The Republic of Thieves, the third novel in the series, is yet to be published, but as the other two books are intriguing and engaging reads, we will just have to wait and see what Scott Lynch brings us.
The Gentleman Bastard Sequence:
The Lies of Locke Lamora (June 2006)
Red Seas Under Red Skies (July 2007)
The Republic of Thieves (October 2013)
The Thorn of Emberlain (Pending)
The Ministry of Necessity (Pending)
The Mage and the Master Spy (Pending)
Inherit the Night (Pending)
THE REPUBLIC OF THIEVES OFFICIAL SYNOPSIS: With what should have been the greatest heist of their career gone spectacularly sour, Locke and his trusted partner, Jean, have barely escaped with their lives. Or at least Jean has. But Locke is slowly succumbing to a deadly poison that no alchemist or physiker can cure. Yet just as the end is near, a mysterious Bondsmage offers Locke an opportunity that will either save him or finish him off once and for all.
Magi political elections are imminent, and the factions are in need of a pawn. If Locke agrees to play the role, sorcery will be used to purge the venom from his body—though the process will be so excruciating he may well wish for death. Locke is opposed, but two factors cause his will to crumble: Jean’s imploring—and the Bondsmage’s mention of a woman from Locke’s past: Sabetha. She is the love of his life, his equal in skill and wit, and now, his greatest rival.
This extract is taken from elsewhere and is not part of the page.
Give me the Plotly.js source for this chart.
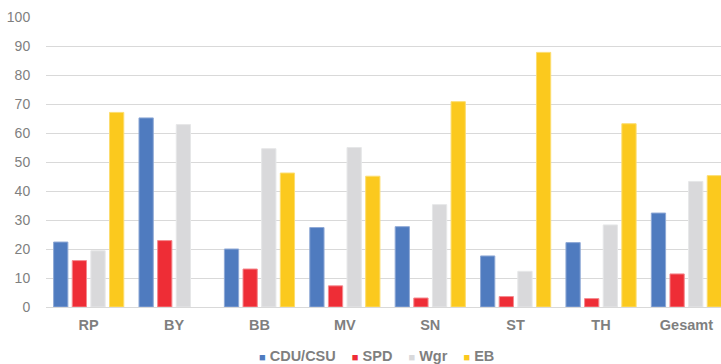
<!DOCTYPE html>
<html>
<head>
<meta charset="utf-8">
<script src="https://cdn.plot.ly/plotly-3.0.1.min.js"></script>
<style>
  html, body { margin: 0; padding: 0; background: #ffffff; }
  #chart { width: 721px; height: 364px; }
</style>
</head>
<body>
<div id="chart"></div>
<script>
// Regions (Bundesländer) and overall result
const categories = ["RP", "BY", "BB", "MV", "SN", "ST", "TH", "Gesamt"];

// Share per group, in percent
const cduCsu = [22.4, 65.2, 20.0, 27.4, 27.7, 17.6, 22.2, 32.4];
const spd    = [16.0, 22.9, 13.1,  7.3,  3.1,  3.6,  2.9, 11.4];
const wgr    = [19.4, 62.9, 54.6, 55.0, 35.3, 12.3, 28.3, 43.3];
const eb     = [67.1,  null, 46.2, 45.1, 70.8, 87.8, 63.2, 45.3];

const seriesNames  = ["CDU/CSU", "SPD", "Wgr", "EB"];
const seriesValues = [cduCsu, spd, wgr, eb];
const seriesColors = ["#4F7BBF", "#EE2D36", "#D9D9DB", "#FBC91E"];
const seriesEdges  = ["#8FA9D6", "#F48A8F", "#E6E7E8", "#FCDD70"];

const yTicks = [0, 10, 20, 30, 40, 50, 60, 70, 80, 90, 100];

const traces = seriesNames.map((name, i) => ({
  type: "bar",
  name: name,
  x: categories,
  y: seriesValues[i],
  marker: { color: seriesColors[i], line: { color: seriesEdges[i], width: 1 } },
  hoverinfo: "x+y+name"
}));

// Legend row drawn underneath the plot
const legendText = seriesNames.map((name, i) =>
  '<span style="color:' + seriesColors[i] + ';font-size:11px">■</span>&nbsp;' + name
).join("&nbsp;&nbsp;&nbsp;&nbsp;");

const layout = {
  width: 721,
  height: 364,
  margin: { l: 46, r: 0, t: 17, b: 57 },
  paper_bgcolor: "#ffffff",
  plot_bgcolor: "#ffffff",
  barmode: "group",
  bargap: 0.127,
  bargroupgap: 0.234,
  showlegend: false,
  font: { family: "Liberation Sans, Arial, sans-serif", color: "#7F7F7F" },
  xaxis: {
    type: "category",
    range: [-0.5, 7.405],
    showgrid: false,
    zeroline: false,
    showline: true,
    linecolor: "#D9D9D9",
    linewidth: 1,
    ticks: "outside",
    ticklen: 5,
    tickcolor: "rgba(0,0,0,0)",
    tickfont: { size: 14.5, color: "#7F7F7F", family: "Liberation Sans, Arial, sans-serif", weight: "bold" }
  },
  yaxis: {
    range: [0, 100],
    tickvals: yTicks,
    ticktext: yTicks.map(String),
    showgrid: true,
    gridcolor: "#D9D9D9",
    gridwidth: 1,
    zeroline: false,
    showline: false,
    ticks: "outside",
    ticklen: 12,
    tickcolor: "rgba(0,0,0,0)",
    tickfont: { size: 14, color: "#7F7F7F", family: "Liberation Sans, Arial, sans-serif" }
  },
  annotations: [{
    xref: "paper", yref: "paper",
    x: 0.49, y: -0.168,
    xanchor: "center", yanchor: "middle",
    showarrow: false,
    text: legendText,
    font: { size: 14.5, color: "#7F7F7F", family: "Liberation Sans, Arial, sans-serif", weight: "bold" }
  }]
};

Plotly.newPlot("chart", traces, layout, { displayModeBar: false, staticPlot: true });
</script>
</body>
</html>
Locke was smitten with Sabetha from his first glimpse of her as a young fellow orphan and thief-in-training. But after a tumultuous courtship, Sabetha broke away. Now they will reunite in yet another clash of wills. For faced with his one and only match in both love and trickery, Locke must choose whether to fight Sabetha—or to woo her. It is a decision on which both their lives may depend...
October 8, 2013 marks the North American Hardcover (Preorder HERE) publication of The Republic of Thieves via Del Rey. The UK version (Preorder HERE) will be published on October 10, 2013 by Gollancz.
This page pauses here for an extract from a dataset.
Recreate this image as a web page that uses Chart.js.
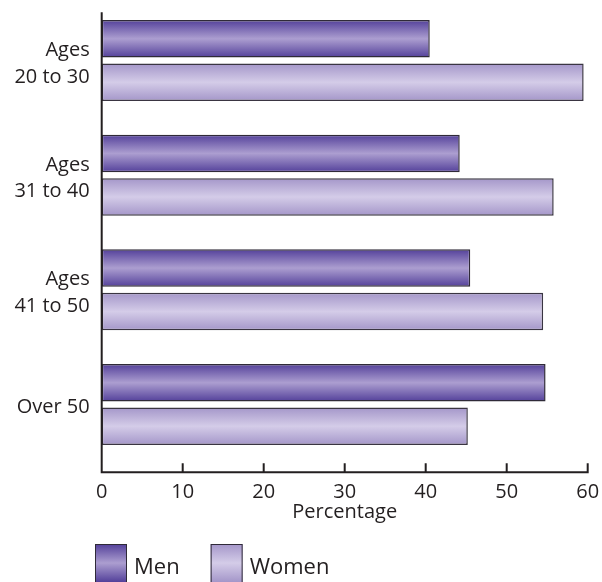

Subterranean Press will also be producing a Signed Numbered Hardcover copy of The Republic of Thieves which is limited to 500 copies, and a Signed Leatherbound copy housed in a Custom Traycase and limited to 26 copies. This Subterranean Press edition of The Republic of Thieves will feature artwork (see above) by Edward Miller and is slated for release in late 2013. The books can be preordered HERE.
ABOUT SCOTT LYNCH:
Like many fellow authors, Scott Lynch had various jobs before he became a writer—waiter, office manager, dishwasher and web designer among many others before he realized his freelance writing jobs would lead him to something better and more rewarding. In his spare time he is a volunteer fire-fighter—Minnesota and Wisconsin trained—so he does like an element of daring courage. For more information on Scott Lynch and the Gentleman Bastard Sequence, please visit the Official Scott Lynch Website.
ABOUT SANDRA SCHOLES:
Back in 2006, Sandra Scholes ditched her career in book and interior illustration for writing, and decided it wasn’t a good idea to look back as too many people were relying on her to edit pieces and get them sent for publication. During the past six and a bit years, she has written reviews and articles for some of the most diverse publications she could imagine including The British Fantasy Society, Fantasy Book Review, SF Site, Active Anime, Love Vampires, Cars and Girls Magazine, The London Vampyre Group’s The Chronicles and Love Romance Passion.